Дело не в этом. Смысл его жизни сожгла, наоборот, внезапная вспышка надежды на успех житейский, немедленный: здесь — то есть в Англии, точнее — в Лондоне; сейчас — в первой четверти восемнадцатого века.
Ни о чем таком особенном он не мечтал, в архиепископы Кентерберийские не метил, а всего только полагал, подобно впоследствии Пушкину, что обрел бы волю и покой, взамен доставив родине большую пользу, если бы только назначили его королевским историографом.
И нашлись чрезвычайно высокопоставленные покровители, которые не считали подобное назначение невозможным; вообще ничего не пожалели бы для умнейшего человека страны.

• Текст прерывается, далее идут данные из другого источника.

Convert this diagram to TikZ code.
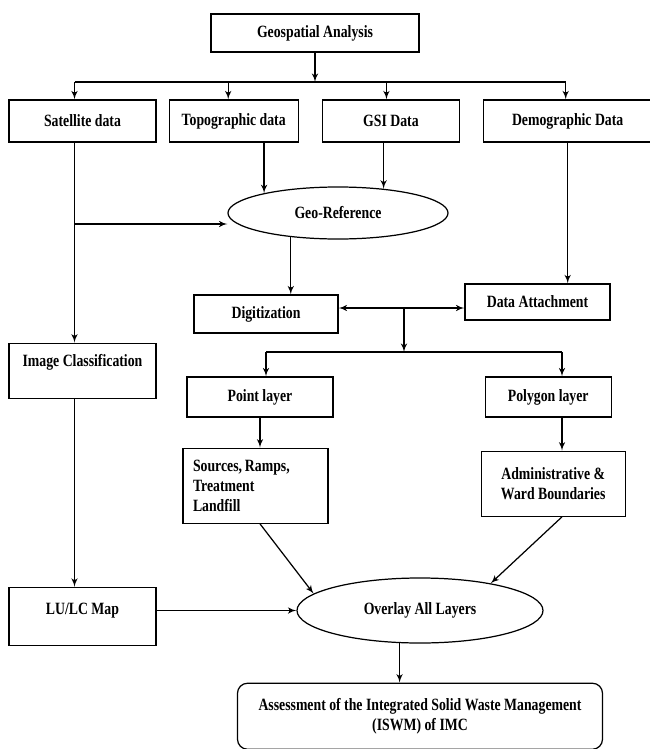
\documentclass[tikz,border=0pt]{standalone}
\usepackage{fontspec}
\setmainfont{Liberation Serif}[FakeStretch=0.8]
\usepackage{tikz}
\usetikzlibrary{shapes,arrows}
\usetikzlibrary{positioning}
\tikzset{>=latex', node distance=1cm, font=\fontsize{9.8}{11.4}\selectfont\bfseries}
\tikzstyle{block} = [draw, rectangle, line width=0.7pt, inner sep=0pt, minimum height=0.84cm, text centered, align=center]
\tikzstyle{oval} = [draw, ellipse, line width=0.7pt, inner sep=0pt]
\tikzstyle{final} = [block, rounded corners=0.2cm]
\tikzstyle{line} = [line width=0.7pt]

\begin{document}
\begin{tikzpicture}
		\useasboundingbox (0,0) rectangle (12.98,-14.98);

		\node [block, minimum width=4.16cm, minimum height=0.76cm] at (6.3,-0.66) (geo) {Geospatial Analysis};

		\node [block, minimum width=2.94cm] at (1.65,-2.42) (sat) {Satellite data};
		\node [block, minimum width=2.58cm, right=0.24cm of sat] (topo) {Topographic data};
		\node [block, minimum width=2.74cm, right=0.46cm of topo] (gsi) {GSI Data};
		\node [block, minimum width=3.36cm, right=0.46cm of gsi] (demo) {Demographic Data};

		\node [oval, minimum width=4.4cm, minimum height=1.04cm] at (6.76,-4.26) (georef) {Geo-Reference};
		\node [block, minimum width=2.88cm, minimum height=0.76cm] at (5.32,-6.28) (digit) {Digitization};
		\node [block, minimum width=2.9cm, minimum height=0.72cm] at (10.75,-6.04) (attach) {Data Attachment};

		\node [block, minimum width=2.94cm, minimum height=1.1cm, text height=0.24cm, text depth=0.42cm, below=4cm of sat] (imgcls) {Image Classification};
		\node [block, minimum width=2.94cm, minimum height=1.16cm, text height=0.24cm, text depth=0.32cm, below=3.76cm of imgcls] (lulc) {LU/LC Map};

		\node [block, minimum width=2.92cm, minimum height=0.8cm] at (5.2,-7.94) (point) {Point layer};
		\node [block, minimum width=2.52cm, minimum height=0.8cm, right=3.02cm of point] (poly) {Polygon layer};
		\node [block, minimum width=2.9cm, minimum height=1.5cm, inner xsep=0.2cm, text width=2.5cm, align=left, below=0.6cm of point, xshift=-0.09cm] (sources) {Sources,\,Ramps,\\Treatment\\Landfill};
		\node [block, minimum width=2.88cm, minimum height=1.3cm, below=0.66cm of poly, xshift=0.1cm] (admin) {Administrative \&\\Ward Boundaries};

		\node [oval, minimum width=4.92cm, minimum height=1.3cm] at (8.4,-12.21) (overlay) {Overlay All Layers};
		\node [final, minimum width=7.3cm, minimum height=1.32cm, below=0.78cm of overlay] (assess) {Assessment of the Integrated Solid Waste Management\\(ISWM) of IMC};

		\coordinate (bus) at (6.26,-1.64);
		\coordinate (satcol) at ([xshift=-0.16cm]sat.center);
		\coordinate (branch) at ([yshift=-2.06cm]satcol);
		\coordinate (join) at (8.08,-6.16);
		\coordinate (split) at (8.08,-7.04);
		\coordinate (lcol) at (5.32,-7.04);
		\coordinate (rcol) at (11.24,-7.04);

		\draw [line, ->] (geo.south) -- (geo.south |- bus);
		\draw [line] (satcol |- bus) -- ([xshift=-0.04cm]demo.north |- bus);
		\draw [line, ->] (satcol |- bus) -- (satcol |- sat.north);
		\draw [line, ->] ([xshift=-0.11cm]topo.north |- bus) -- ([xshift=-0.11cm]topo.north);
		\draw [line, ->] ([xshift=-0.09cm]gsi.north |- bus) -- ([xshift=-0.09cm]gsi.north);
		\draw [line, ->] ([xshift=-0.04cm]demo.north |- bus) -- ([xshift=-0.04cm]demo.north);

		\draw [line, ->] (topo.south -| georef.165) -- (georef.165);
		\draw [line, ->] (gsi.south -| georef.28) -- (georef.28);
		\draw [line, ->] (branch) -- (branch -| georef.west);
		\draw [line, ->] (satcol |- sat.south) -- (satcol |- imgcls.north);
		\draw [line, ->] (georef.207) -- (georef.207 |- digit.north);
		\draw [line, ->] (demo.south) -- (demo.south |- attach.north);

		\draw [line, <->] (digit.east |- join) -- (attach.west |- join);
		\draw [line, ->] (join) -- (split);
		\draw [line] (lcol) -- (rcol);
		\draw [line, ->] (lcol) -- (lcol |- point.north);
		\draw [line, ->] (rcol) -- (rcol |- poly.north);
		\draw [line, ->] (point.south) -- (point.south |- sources.north);
		\draw [line, ->] (rcol |- poly.south) -- (rcol |- admin.north);

		\draw [line, ->] (satcol |- imgcls.south) -- (satcol |- lulc.north);
		\draw [line, ->] (lulc.east |- overlay.west) -- (overlay.west);
		\draw [line, ->] (point.south |- sources.south) -- (overlay.171);
		\draw [line, ->] (rcol |- admin.south) -- (overlay.21);
		\draw [line, ->] (overlay.238) -- (overlay.238 |- assess.north);
	\end{tikzpicture}
\end{document}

Такой был в свое время у Свифта негласный титул — тоже как у Пушкина. Царю Николаю I, помните, как импонировал пушкинский интеллект?
Да только царь лицемерил, — и граф Оксфорд, и виконт Болинброк тоже, разумеется, прекрасно-душничали, а про себя-то каждый знал, кто на самом деле всех умней; совсем не обязательно тот, кто лучше излагает; пусть школьные наставники не различают ум и слог; а кому суждено, рано или поздно догадается: соподчинять слова — это одно, а людей — совсем другое дело.
Соподчинять людей Свифт не умел — только восхищать или раздражать. И поскольку был не игрок, а мыслящая пешка, то, в общем, и не проиграл партию: королева, по имени Анна, совсем, говорят, не умная, двумя пальцами взяла его с доски, взмахнула рукой… 1714-й, Свифту было сорок семь. И еще прежде чем он со стуком упал в дальнем углу королевства, началась его старость. Он провел ее «в слепой ярости, точно отравленная крыса под полом». Вот письмо 1729 года:
«Тяжелее всего вспоминать сцену пятидесятилетней давности, которая то и дело встает у меня перед глазами. Помню, что однажды, еще мальчишкой, я вдруг увидел, что удочка, с которой я стоял у реки, прогнулась под весом огромной рыбины; я изо всех сил потянул ее на себя, но рыба сорвалась, и горе, которое я тогда испытал, преследует меня по сей день, мне почему-то кажется, что все мои последующие несчастья того же рода…»
Ничегошеньки, выходит, не понимал в своих несчастьях умнейший в целой Великобритании человек.